At one point, Gay even remarks on your access to Gerald in the film. Why do you think Gerald wanted to be filmed?
Kane: The reason why he reached out to Gay in the first place is that he thought, Here’s a guy who’s well known for controversial subjects. He’s written about sex. People love him or hate him, but I think of him as a god, and I think he’ll legitimize me. From the beginning, Gerald wanted to be known. He was a complete secret that only Gay knew. Theoretically, Gerald let us film him because we were with Gay. We were making a film about Gay, and afterwards it evolved to include him.

There’s a moment in which you reference Alfred Hitchcock’s Psycho on one of the miniature model TVs in the film. Do you see a parallel between the voyeur and the general film spectator?
I like the part where we show the Psycho clip a lot. It hints at this cultural connection between cinema and voyeurism—this sexy element to the concept that I feel is in the collective unconscious. While we were shooting and editing, it became increasingly clear that there were multiple levels of voyeurism, starting from Gay through Gerald through us. But then we also realized that it was important for us to become characters based on our presence near the end of the film.
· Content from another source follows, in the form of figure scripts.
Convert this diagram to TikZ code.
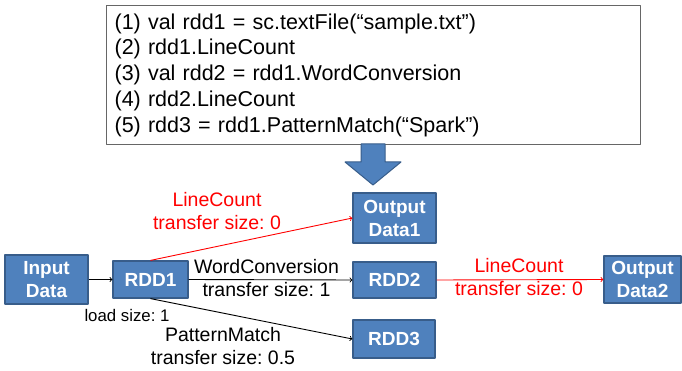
\documentclass[tikz,border=0pt]{standalone}
\usepackage{fontspec}
\setmainfont{Liberation Sans}
\usetikzlibrary{arrows}

\definecolor{rddblue}{HTML}{4F81BD}
\definecolor{rddedge}{HTML}{385D8A}

\frenchspacing
\begin{document}
\begin{tikzpicture}[x=1pt, y=-1pt, >=to, line join=round,
    rdd/.style={draw=rddedge, line width=1.2pt, fill=rddblue, text=white,
      font=\fontsize{19}{23}\selectfont\bfseries, align=center, inner sep=0pt},
    lbl/.style={font=\fontsize{19.5}{23}\selectfont, align=center, inner sep=0pt},
    flow/.style={->, line width=0.9pt}]
  % page size of the reference
  \useasboundingbox (0,0) rectangle (682,371);

  % Code listing at the top
  \node[draw=black!60, line width=1.2pt, anchor=north west, align=left,
        text width=518pt, minimum height=139pt, inner xsep=8pt, inner ysep=0pt,
        font=\fontsize{21.5}{25.8}\selectfont] (code) at (106,5)
    {(1) val rdd1 = sc.textFile(“sample.txt”)\\
     (2) rdd1.LineCount\\
     (3) val rdd2 = rdd1.WordConversion\\
     (4) rdd2.LineCount\\
     (5) rdd3 = rdd1.PatternMatch(“Spark”)};

  % Block arrow under the listing
  \draw[rddedge, line width=1pt, fill=rddblue]
    (361,144) -- (385,144) -- (385,162) -- (401,162) -- (373,185)
    -- (345,162) -- (361,162) -- cycle;

  % RDD boxes
  \node[rdd, minimum width=83pt, minimum height=49pt] (input) at (46.5,279.5) {Input\\Data};
  \node[rdd, minimum width=75pt, minimum height=37pt] (rdd1) at (150.5,279.5) {RDD1};
  \node[rdd, minimum width=83pt, minimum height=50pt] (out1) at (394.5,218) {Output\\Data1};
  \node[rdd, minimum width=83pt, minimum height=36pt] (rdd2) at (394.5,280) {RDD2};
  \node[rdd, minimum width=82pt, minimum height=38pt] (rdd3) at (394,339) {RDD3};
  \node[rdd, minimum width=77pt, minimum height=47pt] (out2) at (642.5,279.5) {Output\\Data2};

  % Transformations
  \draw[flow] (input) -- (rdd1);
  \draw[flow, red] (rdd1.north) -- (out1.west);
  \draw[flow] (rdd1.east) -- (rdd2.west);
  \draw[flow] (rdd1.south) -- (rdd3.west);
  \draw[flow, red] (rdd2.east) -- (out2.west);

  % Labels on the transformations
  \node[lbl, text=red] (lcA) at (217,211.5) {LineCount\\transfer size: 0};
  \node[lbl] (wc) at (266.5,278) {WordConversion\\transfer size: 1};
  \node[lbl, font=\fontsize{16.8}{20}\selectfont] (load) at (127,315) {load size: 1};
  \node[lbl] (pm) at (223,346.5) {PatternMatch\\transfer size: 0.5};
  \node[lbl, text=red] (lcB) at (519,277) {LineCount\\transfer size: 0};
\end{tikzpicture}
\end{document}
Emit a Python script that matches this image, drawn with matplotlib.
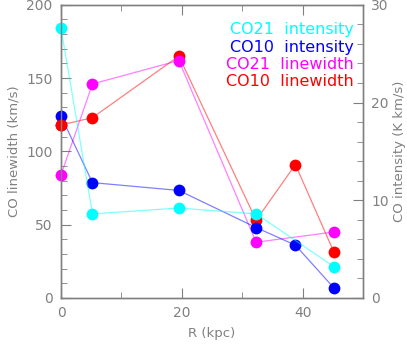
import matplotlib
matplotlib.use("Agg")
import matplotlib.pyplot as plt
from matplotlib.ticker import MultipleLocator

# Radius (kpc) for each series
r_co21_int = [0.0, 5.2, 19.5, 32.3, 45.2]
co21_int = [27.6, 8.6, 9.2, 8.6, 3.2]          # K km/s

r_co10_int = [0.0, 5.2, 19.5, 32.3, 38.8, 45.2]
co10_int = [18.6, 11.8, 11.0, 7.2, 5.4, 1.0]   # K km/s

r_co21_lw = [0.0, 5.2, 19.5, 32.3, 45.2]
co21_lw = [84, 146, 162, 38, 45]               # km/s

r_co10_lw = [0.0, 5.2, 19.5, 32.3, 38.8, 45.2]
co10_lw = [118, 123, 165, 53, 91, 31]          # km/s

legend_labels = ["CO21  intensity", "CO10  intensity", "CO21  linewidth", "CO10  linewidth"]
legend_colors = ["#00ffff", "#0000ff", "#ff00ff", "#ff0000"]

GRAY = "#808080"
MS = 8.5

fig = plt.figure(figsize=(4.07, 3.44), dpi=100)
ax = fig.add_axes([0.150, 0.134, 0.742, 0.852])
ax2 = ax.twinx()

ax.set_xlim(0, 50)
ax.set_ylim(0, 200)
ax2.set_ylim(0, 30)


def series(axis, r, v, color, z):
    axis.plot(r, v, color=color, lw=0.9, alpha=0.5, zorder=z)
    axis.plot(r, v, "o", color=color, ms=MS, mec="none", zorder=z + 0.5, clip_on=False)


# linewidths on left axis, intensities on right axis (same pixel space)
series(ax, r_co10_lw, co10_lw, "#ff0000", 2)
series(ax, r_co21_lw, co21_lw, "#ff00ff", 3)
# intensities rescaled to left-axis units so zorder works across series
scale = 200 / 30
series(ax, r_co10_int, [v * scale for v in co10_int], "#0000ff", 4)
series(ax, r_co21_int, [v * scale for v in co21_int], "#00ffff", 5)
# at R=0 the red point sits above the blue one
ax.plot(r_co10_lw[:1], co10_lw[:1], "o", color="#ff0000", ms=MS, mec="none",
        zorder=6, clip_on=False)

for a in (ax, ax2):
    for s in a.spines.values():
        s.set_color(GRAY)
        s.set_linewidth(1.0)

ax.xaxis.set_major_locator(MultipleLocator(20))
ax.xaxis.set_minor_locator(MultipleLocator(10))
ax.yaxis.set_major_locator(MultipleLocator(50))
ax.yaxis.set_minor_locator(MultipleLocator(10))
ax2.yaxis.set_major_locator(MultipleLocator(10))
ax2.yaxis.set_minor_locator(MultipleLocator(2))

ax.tick_params(axis="both", which="both", direction="in", colors=GRAY,
               labelcolor=GRAY, labelsize=10, top=True, right=False, pad=6)
ax.tick_params(which="major", length=7)
ax.tick_params(which="minor", length=4)
ax2.tick_params(axis="y", which="both", direction="in", colors=GRAY,
                labelcolor=GRAY, labelsize=10, pad=6)
ax2.tick_params(which="major", length=7)
ax2.tick_params(which="minor", length=4)

ax.set_xlabel("R (kpc)", color=GRAY, fontsize=9.5, labelpad=5)
ax.set_ylabel("CO linewidth (km/s)", color=GRAY, fontsize=9.5, labelpad=4)
ax2.set_ylabel("CO intensity (K km/s)", color=GRAY, fontsize=9.5, labelpad=3)

for i, (lab, col) in enumerate(zip(legend_labels, legend_colors)):
    ax.text(0.97, 0.915 - i * 0.059, lab, color=col, fontsize=11.5,
            ha="right", va="center", transform=ax.transAxes, zorder=10)

fig.savefig("out.png", dpi=100)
Apart from the fact that Gay called us out on camera, we felt it was important to show our hand to say that, any criticism that comes Gay’s way, we’re just as guilty of in terms of watching, as well as the responsibility that you take with telling other people’s stories and the manipulation that happens. But there was this fourth angle, which was thinking about who we were making this film for. Hopefully, millions of people are going to want to watch this, and that’s its own sort of voyeurism. We wanted to end on that note.